We do not investigate individual complaints. But the financial firms we regulate must have a procedure in place for resolving disputes with their customers and respond to you within set deadlines.
To make the process easier, follow these four steps to making a complaint:
If you have a complaint, it is best to first ask the firm involved to put things right.
Contact the firm involved as soon as possible. It is usually best to write to them so you have a record of what you say.
Financial firms we regulate must respond to your complaint in writing within eight weeks, telling you whether the complaint has been successful or why they need more time to look into it.
Firms are also required to respond in writing just to let you know they have received your complaint, so be sure you have a final response or it has been eight weeks since you complained before you contact the Financial Ombudsman Service (FOS), as in Step 3.
There are many companies that offer to complain on your behalf, usually known as claim handlers, claims firms or claims management companies (CMCs).
But making a complaint to a firm or the Financial Ombudsman Service (FOS) is a free, simple process you can do yourself. You can get free help from the FOS, or organisations like the Pensions Advisory Service, if you need it.
If you do decide to use a claim handler you should carefully consider whether to pay an upfront fee before your complaint is submitted, as there is no guarantee it will be successful and you could be left out of pocket.
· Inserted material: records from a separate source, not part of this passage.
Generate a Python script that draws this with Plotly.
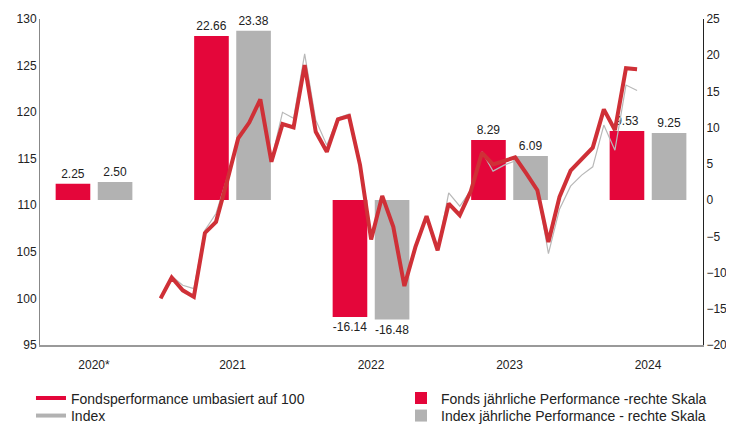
import plotly.graph_objects as go

# ---------------- data ----------------
years = ["2020*", "2021", "2022", "2023", "2024"]
fund_perf = [2.25, 22.66, -16.14, 8.29, 9.53]
index_perf = [2.50, 23.38, -16.48, 6.09, 9.25]

# monthly series, Dec 2020 .. Jul 2024
months = ["2020-12"] + [f"{y}-{m:02d}" for y in (2021, 2022, 2023) for m in range(1, 13)] + \
         [f"2024-{m:02d}" for m in range(1, 8)]

fund_line = [100.00, 102.24, 100.87, 100.17, 107.03, 108.22, 112.59, 117.18, 118.88, 121.38,
             114.67, 118.72, 118.37, 125.06, 117.89, 115.74, 119.23, 119.58, 114.31, 106.32,
             111.01, 107.68, 101.33, 105.53, 108.83, 105.17, 110.19, 108.94, 111.52, 115.63,
             114.39, 114.77, 115.14, 113.42, 111.62, 106.06, 110.90, 113.72, 114.96, 116.19,
             120.30, 118.08, 124.71, 124.60]
index_line = [100.00, 102.38, 101.41, 101.05, 107.32, 109.12, 112.91, 117.22, 119.04, 121.52,
              114.85, 119.98, 119.33, 126.25, 119.15, 116.46, 119.37, 119.80, 114.42, 106.32,
              111.01, 107.68, 101.33, 105.53, 108.83, 105.17, 111.33, 109.90, 111.62, 115.74,
              113.67, 114.31, 114.77, 113.34, 111.62, 104.82, 109.58, 112.05, 113.24, 114.13,
              118.61, 115.92, 122.91, 122.32]

left_ticks = [95, 100, 105, 110, 115, 120, 125, 130]
right_ticks = [-20, -15, -10, -5, 0, 5, 10, 15, 20, 25]

FUND_RED = "#E4063A"
LINE_RED = "#CF3037"
GREY_BAR = "#B2B2B2"
GREY_LINE = "#B8B8B8"
FONT = "Liberation Sans, Arial, sans-serif"

fig = go.Figure()

fig.add_trace(go.Bar(
    x=years, y=fund_perf, width=0.25, offset=-0.277,
    marker=dict(color=FUND_RED, line=dict(width=0)),
    text=[f"{v:.2f}" for v in fund_perf], textposition="outside",
    textfont=dict(size=12, color="#222222", family=FONT),
    cliponaxis=False, constraintext="none",
    name="Fonds jährliche Performance -rechte Skala", legend="legend3",
    xaxis="x", yaxis="y"))
fig.add_trace(go.Bar(
    x=years, y=index_perf, width=0.25, offset=0.027,
    marker=dict(color=GREY_BAR, line=dict(width=0)),
    text=[f"{v:.2f}" for v in index_perf], textposition="outside",
    textfont=dict(size=12, color="#222222", family=FONT),
    cliponaxis=False, constraintext="none",
    name="Index jährliche Performance - rechte Skala", legend="legend4",
    xaxis="x", yaxis="y"))

fig.add_trace(go.Scatter(
    x=months, y=index_line, mode="lines", line=dict(color=GREY_LINE, width=1.2),
    showlegend=False, xaxis="x2", yaxis="y2"))
fig.add_trace(go.Scatter(
    x=months, y=fund_line, mode="lines", line=dict(color=LINE_RED, width=4),
    showlegend=False, xaxis="x2", yaxis="y2"))

# legend-only entries for the lines
fig.add_trace(go.Scatter(
    x=[None], y=[None], mode="lines", line=dict(color=FUND_RED, width=4),
    name="Fondsperformance umbasiert auf 100", legend="legend", xaxis="x2", yaxis="y2"))
fig.add_trace(go.Scatter(
    x=[None], y=[None], mode="lines", line=dict(color=GREY_BAR, width=4),
    name="Index", legend="legend2", xaxis="x2", yaxis="y2"))

legend_style = dict(xanchor="left", yanchor="top", orientation="v",
                    font=dict(size=14, family=FONT, color="#222222"),
                    bgcolor="rgba(0,0,0,0)", borderwidth=0)
ROW1, ROW2 = -0.1149, -0.1686
COL1, COL2 = -0.0136, 0.5445

# page body has an 8px default margin -> figure is 726x417, offset by 8px
fig.update_layout(
    width=726, height=417,
    margin=dict(l=32, r=31, t=11, b=80.4, pad=0, autoexpand=False),
    paper_bgcolor="white", plot_bgcolor="white",
    font=dict(family=FONT, size=12, color="#222222"),
    barmode="overlay",
    xaxis=dict(type="category", categoryorder="array", categoryarray=years,
               range=[-0.39, 4.397], showline=True, linecolor="#999999", linewidth=1.5,
               ticks="", showgrid=False, zeroline=False, tickfont=dict(size=12),
               ticklabelstandoff=8),
    yaxis=dict(side="right", range=[-20, 25], tickvals=right_ticks,
               showline=True, linecolor="#222222", linewidth=1, ticks="",
               showgrid=False, zeroline=False, tickfont=dict(size=12),
               ticklabelstandoff=0),
    xaxis2=dict(type="category", overlaying="x", range=[-10.885, 48.95],
                visible=False, showgrid=False, zeroline=False),
    yaxis2=dict(overlaying="y", side="left", anchor="x2", range=[95, 130],
                tickvals=left_ticks, showline=True, linecolor="#888888", linewidth=1,
                ticks="", showgrid=False, zeroline=False, tickfont=dict(size=12)),
    legend=dict(x=COL1, y=ROW1, **legend_style),
    legend2=dict(x=COL1, y=ROW2, **legend_style),
    legend3=dict(x=COL2, y=ROW1, **legend_style),
    legend4=dict(x=COL2, y=ROW2, **legend_style),
)

fig.write_html("out.html")
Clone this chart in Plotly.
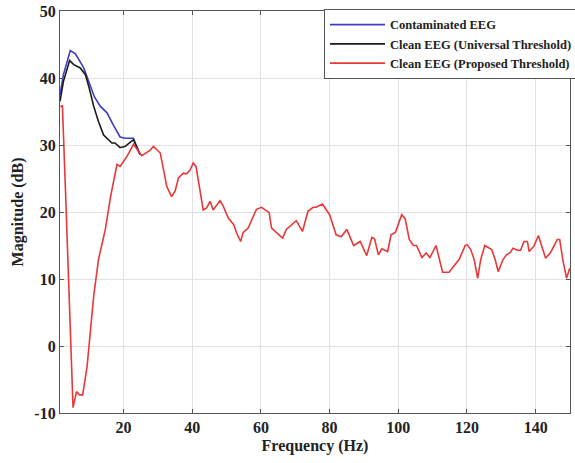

While the ‘no win, no fee’ approach often advertised might be more appealing than paying money up front, it can mean paying as much as 30% of a refund or compensation to a claim handler.
If you are not happy with the firm’s response, they reject your complaint or you do not hear from them within eight weeks, the Financial Ombudsman Service (FOS) may be able to help you.
The FOS is a free, independent service for settling disputes between financial services firms and their customers. It can deal with complaints about a wide range of financial matters – from pet insurance to stocks and shares.
The FOS will ask the financial firm to explain what they think happened and then decide whether to uphold your complaint.
It is important you contact the FOS within six months of receiving a final response from the firm, or the FOS may not be able to deal with your complaint.
If you do not want to accept a decision by the Financial Ombudsman Service (FOS) and you have not used an independent complaints scheme, as a last resort you may be able to take your case to court.
You would usually start civil legal action in the county courts or High Court (in England, Wales and Northern Ireland), depending on the circumstances of the case. In Scotland, most small claims are started in the Sheriff Courts.